DIRECTION :: Drop every picture, then transcribe the remaining data exactly.

::::

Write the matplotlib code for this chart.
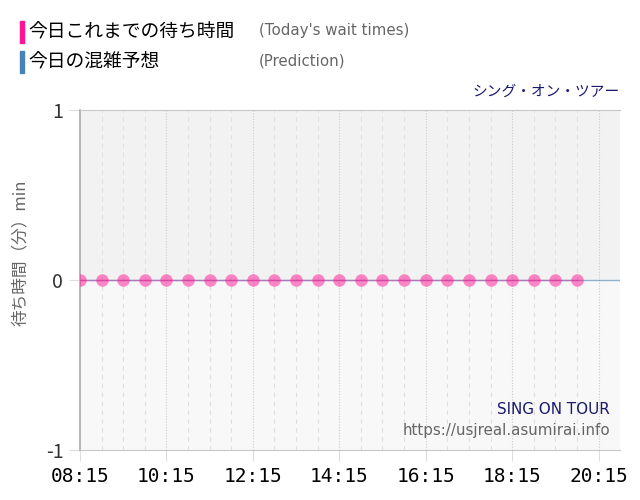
import matplotlib
matplotlib.use('Agg')
import matplotlib.pyplot as plt
import matplotlib.dates as mdates
from matplotlib.patches import Rectangle
from datetime import datetime, timedelta

plt.rcParams['font.family'] = ['Noto Sans CJK JP', 'DejaVu Sans']

# data: observed wait times every 30 min (all zero), prediction flat at zero
start = datetime(2024, 1, 1, 8, 15)
obs_times = [start + timedelta(minutes=30 * i) for i in range(24)]
obs_wait = [0, 0, 0, 0, 0, 0, 0, 0, 0, 0, 0, 0,
            0, 0, 0, 0, 0, 0, 0, 0, 0, 0, 0, 0]
pred_times = [start, datetime(2024, 1, 1, 20, 45)]
pred_wait = [0, 0]
yticks = [-1, 0, 1]

fig = plt.figure(figsize=(6.4, 5.0), dpi=100)
ax = fig.add_axes([0.125, 0.1, 0.844, 0.68])

xmin, xmax = mdates.date2num(pred_times[0]), mdates.date2num(pred_times[1])
ax.set_xlim(xmin, xmax)
ax.set_ylim(-1, 1)

# two-tone background
ax.add_patch(Rectangle((xmin, 0), xmax - xmin, 1, color='#f2f2f2', zorder=0))
ax.add_patch(Rectangle((xmin, -1), xmax - xmin, 1, color='#f8f8f8', zorder=0))

# grid lines: dashed every 30 min, dotted every 2 h
t = start + timedelta(minutes=30)
while t < pred_times[1]:
    mins = int((t - start).total_seconds() // 60)
    if mins % 120 == 0:
        ax.axvline(t, color='#cccccc', lw=0.8, ls=(0, (1, 1.5)), zorder=1)
    else:
        ax.axvline(t, color='#e0e0e0', lw=0.8, ls=(0, (4, 4)), zorder=1)
    t += timedelta(minutes=30)

ax.plot(pred_times, pred_wait, color='#4682b4', lw=1, alpha=0.6, zorder=2)
ax.plot(obs_times, obs_wait, color='#c060b0', lw=1, alpha=0.7, zorder=3)
ax.plot(obs_times, obs_wait, ls='', marker='o', markersize=9,
        color='#ff1493', alpha=0.5, markeredgewidth=0, zorder=4)

ax.set_yticks(yticks)
ax.set_yticklabels([str(v) for v in yticks], fontsize=14, color='#333333')
ticks = [start + timedelta(hours=2 * i) for i in range(7)]
ax.set_xticks(ticks)
ax.set_xticklabels([d.strftime('%H:%M') for d in ticks],
                   fontsize=14, family='DejaVu Sans Mono', color='black')
ax.tick_params(axis='x', length=8, color='#dddddd', pad=4)
ax.tick_params(axis='y', length=8, color='#dddddd', pad=4)

for s in ['top', 'bottom']:
    ax.spines[s].set_color('#c8c8c8')
    ax.spines[s].set_linestyle((0, (1, 1)))
    ax.spines[s].set_linewidth(0.8)
ax.spines['right'].set_visible(False)
ax.spines['left'].set_color('#aaaaaa')
ax.spines['left'].set_linewidth(1.2)

ax.set_ylabel('待ち時間（分）min', fontsize=12, color='#666666')
ax.yaxis.set_label_coords(-0.095, 0.58)

# legend at top
fig.patches.append(Rectangle((20 / 640, 1 - 43 / 500), 4 / 640, 22 / 500,
                             transform=fig.transFigure, color='#ff1493'))
fig.patches.append(Rectangle((20 / 640, 1 - 73 / 500), 4 / 640, 22 / 500,
                             transform=fig.transFigure, color='#4682b4'))
fig.text(28 / 640, 1 - 32 / 500, '今日これまでの待ち時間', fontsize=13.5,
         va='center', color='black')
fig.text(28 / 640, 1 - 62 / 500, '今日の混雑予想', fontsize=13.5,
         va='center', color='black')
fig.text(259 / 640, 1 - 31 / 500, "(Today's wait times)", fontsize=10.8,
         va='center', color='#666666', family='DejaVu Sans')
fig.text(259 / 640, 1 - 61 / 500, '(Prediction)', fontsize=10.8,
         va='center', color='#666666', family='DejaVu Sans')

fig.text(620 / 640, 1 - 92 / 500, 'シング・オン・ツアー', fontsize=10.6,
         ha='right', va='center', color='#1a1a6e')
fig.text(610 / 640, 1 - 410 / 500, 'SING ON TOUR', fontsize=10.9,
         ha='right', va='center', color='#1a1a6e', family='DejaVu Sans')
fig.text(610 / 640, 1 - 431 / 500, 'https://usjreal.asumirai.info', fontsize=10.9,
         ha='right', va='center', color='#666666', family='DejaVu Sans')

fig.savefig('out.png', dpi=100)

::::

CORRECT RESPONSE ::
Write the matplotlib code for this chart.
import matplotlib
matplotlib.use('Agg')
import matplotlib.pyplot as plt
import matplotlib.dates as mdates
from matplotlib.patches import Rectangle
from datetime import datetime, timedelta

plt.rcParams['font.family'] = ['Noto Sans CJK JP', 'DejaVu Sans']

# data: observed wait times every 30 min (all zero), prediction flat at zero
start = datetime(2024, 1, 1, 8, 15)
obs_times = [start + timedelta(minutes=30 * i) for i in range(24)]
obs_wait = [0, 0, 0, 0, 0, 0, 0, 0, 0, 0, 0, 0,
            0, 0, 0, 0, 0, 0, 0, 0, 0, 0, 0, 0]
pred_times = [start, datetime(2024, 1, 1, 20, 45)]
pred_wait = [0, 0]
yticks = [-1, 0, 1]

fig = plt.figure(figsize=(6.4, 5.0), dpi=100)
ax = fig.add_axes([0.125, 0.1, 0.844, 0.68])

xmin, xmax = mdates.date2num(pred_times[0]), mdates.date2num(pred_times[1])
ax.set_xlim(xmin, xmax)
ax.set_ylim(-1, 1)

# two-tone background
ax.add_patch(Rectangle((xmin, 0), xmax - xmin, 1, color='#f2f2f2', zorder=0))
ax.add_patch(Rectangle((xmin, -1), xmax - xmin, 1, color='#f8f8f8', zorder=0))

# grid lines: dashed every 30 min, dotted every 2 h
t = start + timedelta(minutes=30)
while t < pred_times[1]:
    mins = int((t - start).total_seconds() // 60)
    if mins % 120 == 0:
        ax.axvline(t, color='#cccccc', lw=0.8, ls=(0, (1, 1.5)), zorder=1)
    else:
        ax.axvline(t, color='#e0e0e0', lw=0.8, ls=(0, (4, 4)), zorder=1)
    t += timedelta(minutes=30)

ax.plot(pred_times, pred_wait, color='#4682b4', lw=1, alpha=0.6, zorder=2)
ax.plot(obs_times, obs_wait, color='#c060b0', lw=1, alpha=0.7, zorder=3)
ax.plot(obs_times, obs_wait, ls='', marker='o', markersize=9,
        color='#ff1493', alpha=0.5, markeredgewidth=0, zorder=4)

ax.set_yticks(yticks)
ax.set_yticklabels([str(v) for v in yticks], fontsize=14, color='#333333')
ticks = [start + timedelta(hours=2 * i) for i in range(7)]
ax.set_xticks(ticks)
ax.set_xticklabels([d.strftime('%H:%M') for d in ticks],
                   fontsize=14, family='DejaVu Sans Mono', color='black')
ax.tick_params(axis='x', length=8, color='#dddddd', pad=4)
ax.tick_params(axis='y', length=8, color='#dddddd', pad=4)

for s in ['top', 'bottom']:
    ax.spines[s].set_color('#c8c8c8')
    ax.spines[s].set_linestyle((0, (1, 1)))
    ax.spines[s].set_linewidth(0.8)
ax.spines['right'].set_visible(False)
ax.spines['left'].set_color('#aaaaaa')
ax.spines['left'].set_linewidth(1.2)

ax.set_ylabel('待ち時間（分）min', fontsize=12, color='#666666')
ax.yaxis.set_label_coords(-0.095, 0.58)

# legend at top
fig.patches.append(Rectangle((20 / 640, 1 - 43 / 500), 4 / 640, 22 / 500,
                             transform=fig.transFigure, color='#ff1493'))
fig.patches.append(Rectangle((20 / 640, 1 - 73 / 500), 4 / 640, 22 / 500,
                             transform=fig.transFigure, color='#4682b4'))
fig.text(28 / 640, 1 - 32 / 500, '今日これまでの待ち時間', fontsize=13.5,
         va='center', color='black')
fig.text(28 / 640, 1 - 62 / 500, '今日の混雑予想', fontsize=13.5,
         va='center', color='black')
fig.text(259 / 640, 1 - 31 / 500, "(Today's wait times)", fontsize=10.8,
         va='center', color='#666666', family='DejaVu Sans')
fig.text(259 / 640, 1 - 61 / 500, '(Prediction)', fontsize=10.8,
         va='center', color='#666666', family='DejaVu Sans')

fig.text(620 / 640, 1 - 92 / 500, 'シング・オン・ツアー', fontsize=10.6,
         ha='right', va='center', color='#1a1a6e')
fig.text(610 / 640, 1 - 410 / 500, 'SING ON TOUR', fontsize=10.9,
         ha='right', va='center', color='#1a1a6e', family='DejaVu Sans')
fig.text(610 / 640, 1 - 431 / 500, 'https://usjreal.asumirai.info', fontsize=10.9,
         ha='right', va='center', color='#666666', family='DejaVu Sans')

fig.savefig('out.png', dpi=100)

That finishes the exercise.